## Objective
Print all of the lines exactly. Any picture among them stays out.

## Provided material
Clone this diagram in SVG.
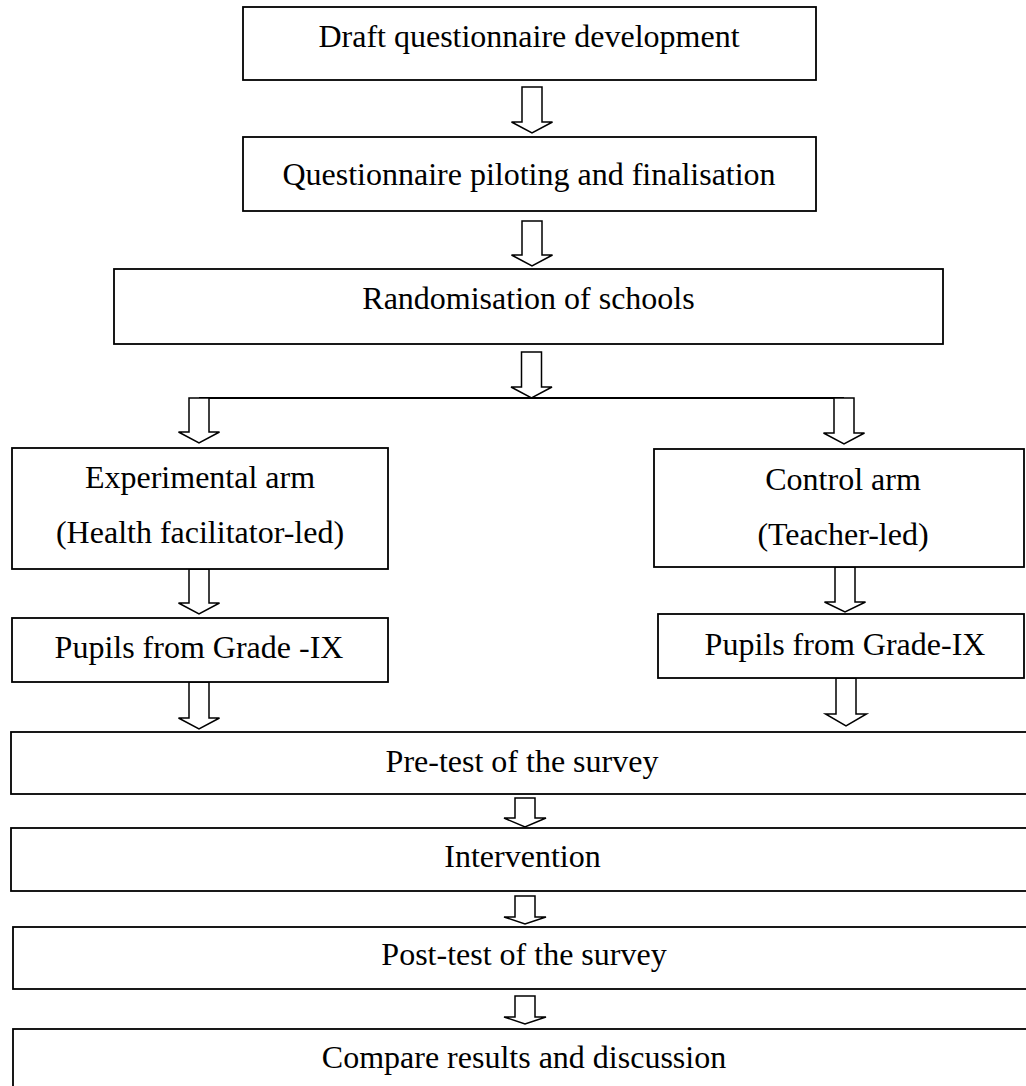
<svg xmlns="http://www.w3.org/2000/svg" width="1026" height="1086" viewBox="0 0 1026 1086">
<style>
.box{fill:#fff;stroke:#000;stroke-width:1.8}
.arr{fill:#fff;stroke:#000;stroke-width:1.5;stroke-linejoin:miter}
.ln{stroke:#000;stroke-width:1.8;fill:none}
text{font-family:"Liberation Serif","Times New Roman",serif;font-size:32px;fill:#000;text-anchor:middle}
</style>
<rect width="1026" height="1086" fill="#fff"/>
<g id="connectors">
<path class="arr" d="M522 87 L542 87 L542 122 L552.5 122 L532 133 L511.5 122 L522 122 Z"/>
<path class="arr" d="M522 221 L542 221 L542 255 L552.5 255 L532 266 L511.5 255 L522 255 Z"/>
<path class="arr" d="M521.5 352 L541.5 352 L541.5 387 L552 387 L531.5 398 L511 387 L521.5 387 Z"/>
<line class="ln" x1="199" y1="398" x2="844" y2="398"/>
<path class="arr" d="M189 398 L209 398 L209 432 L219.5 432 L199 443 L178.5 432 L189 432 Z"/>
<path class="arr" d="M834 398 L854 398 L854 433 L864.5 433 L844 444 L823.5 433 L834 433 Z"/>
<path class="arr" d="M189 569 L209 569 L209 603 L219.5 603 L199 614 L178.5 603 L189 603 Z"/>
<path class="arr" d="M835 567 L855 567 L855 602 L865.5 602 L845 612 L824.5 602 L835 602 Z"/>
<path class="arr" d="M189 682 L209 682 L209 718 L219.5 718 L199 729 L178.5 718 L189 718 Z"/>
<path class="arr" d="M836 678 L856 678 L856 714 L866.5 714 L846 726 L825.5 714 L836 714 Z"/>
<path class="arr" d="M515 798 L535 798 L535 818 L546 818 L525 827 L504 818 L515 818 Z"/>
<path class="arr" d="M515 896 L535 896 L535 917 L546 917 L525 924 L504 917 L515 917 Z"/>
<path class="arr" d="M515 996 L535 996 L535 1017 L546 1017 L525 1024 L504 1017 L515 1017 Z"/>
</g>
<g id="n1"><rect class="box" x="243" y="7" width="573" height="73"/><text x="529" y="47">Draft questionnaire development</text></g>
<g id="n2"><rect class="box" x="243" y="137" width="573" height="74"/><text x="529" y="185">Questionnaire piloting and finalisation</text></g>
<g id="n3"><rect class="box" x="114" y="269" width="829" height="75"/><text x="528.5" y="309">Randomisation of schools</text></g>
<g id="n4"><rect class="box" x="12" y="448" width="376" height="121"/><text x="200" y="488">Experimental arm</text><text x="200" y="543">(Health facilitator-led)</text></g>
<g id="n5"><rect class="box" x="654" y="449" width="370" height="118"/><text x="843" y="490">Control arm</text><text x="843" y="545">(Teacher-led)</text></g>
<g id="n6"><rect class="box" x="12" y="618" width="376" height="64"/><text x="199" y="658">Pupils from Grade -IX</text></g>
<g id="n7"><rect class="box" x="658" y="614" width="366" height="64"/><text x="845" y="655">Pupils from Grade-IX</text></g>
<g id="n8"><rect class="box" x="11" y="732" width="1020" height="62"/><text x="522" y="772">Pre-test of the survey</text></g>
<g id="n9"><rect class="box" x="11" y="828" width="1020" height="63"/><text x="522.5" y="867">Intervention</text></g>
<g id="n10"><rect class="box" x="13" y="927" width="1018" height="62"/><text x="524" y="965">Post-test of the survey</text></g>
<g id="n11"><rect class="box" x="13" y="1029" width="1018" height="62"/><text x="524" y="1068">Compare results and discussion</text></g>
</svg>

## Written answer
Clone this diagram in SVG.
<svg xmlns="http://www.w3.org/2000/svg" width="1026" height="1086" viewBox="0 0 1026 1086">
<style>
.box{fill:#fff;stroke:#000;stroke-width:1.8}
.arr{fill:#fff;stroke:#000;stroke-width:1.5;stroke-linejoin:miter}
.ln{stroke:#000;stroke-width:1.8;fill:none}
text{font-family:"Liberation Serif","Times New Roman",serif;font-size:32px;fill:#000;text-anchor:middle}
</style>
<rect width="1026" height="1086" fill="#fff"/>
<g id="connectors">
<path class="arr" d="M522 87 L542 87 L542 122 L552.5 122 L532 133 L511.5 122 L522 122 Z"/>
<path class="arr" d="M522 221 L542 221 L542 255 L552.5 255 L532 266 L511.5 255 L522 255 Z"/>
<path class="arr" d="M521.5 352 L541.5 352 L541.5 387 L552 387 L531.5 398 L511 387 L521.5 387 Z"/>
<line class="ln" x1="199" y1="398" x2="844" y2="398"/>
<path class="arr" d="M189 398 L209 398 L209 432 L219.5 432 L199 443 L178.5 432 L189 432 Z"/>
<path class="arr" d="M834 398 L854 398 L854 433 L864.5 433 L844 444 L823.5 433 L834 433 Z"/>
<path class="arr" d="M189 569 L209 569 L209 603 L219.5 603 L199 614 L178.5 603 L189 603 Z"/>
<path class="arr" d="M835 567 L855 567 L855 602 L865.5 602 L845 612 L824.5 602 L835 602 Z"/>
<path class="arr" d="M189 682 L209 682 L209 718 L219.5 718 L199 729 L178.5 718 L189 718 Z"/>
<path class="arr" d="M836 678 L856 678 L856 714 L866.5 714 L846 726 L825.5 714 L836 714 Z"/>
<path class="arr" d="M515 798 L535 798 L535 818 L546 818 L525 827 L504 818 L515 818 Z"/>
<path class="arr" d="M515 896 L535 896 L535 917 L546 917 L525 924 L504 917 L515 917 Z"/>
<path class="arr" d="M515 996 L535 996 L535 1017 L546 1017 L525 1024 L504 1017 L515 1017 Z"/>
</g>
<g id="n1"><rect class="box" x="243" y="7" width="573" height="73"/><text x="529" y="47">Draft questionnaire development</text></g>
<g id="n2"><rect class="box" x="243" y="137" width="573" height="74"/><text x="529" y="185">Questionnaire piloting and finalisation</text></g>
<g id="n3"><rect class="box" x="114" y="269" width="829" height="75"/><text x="528.5" y="309">Randomisation of schools</text></g>
<g id="n4"><rect class="box" x="12" y="448" width="376" height="121"/><text x="200" y="488">Experimental arm</text><text x="200" y="543">(Health facilitator-led)</text></g>
<g id="n5"><rect class="box" x="654" y="449" width="370" height="118"/><text x="843" y="490">Control arm</text><text x="843" y="545">(Teacher-led)</text></g>
<g id="n6"><rect class="box" x="12" y="618" width="376" height="64"/><text x="199" y="658">Pupils from Grade -IX</text></g>
<g id="n7"><rect class="box" x="658" y="614" width="366" height="64"/><text x="845" y="655">Pupils from Grade-IX</text></g>
<g id="n8"><rect class="box" x="11" y="732" width="1020" height="62"/><text x="522" y="772">Pre-test of the survey</text></g>
<g id="n9"><rect class="box" x="11" y="828" width="1020" height="63"/><text x="522.5" y="867">Intervention</text></g>
<g id="n10"><rect class="box" x="13" y="927" width="1018" height="62"/><text x="524" y="965">Post-test of the survey</text></g>
<g id="n11"><rect class="box" x="13" y="1029" width="1018" height="62"/><text x="524" y="1068">Compare results and discussion</text></g>
</svg>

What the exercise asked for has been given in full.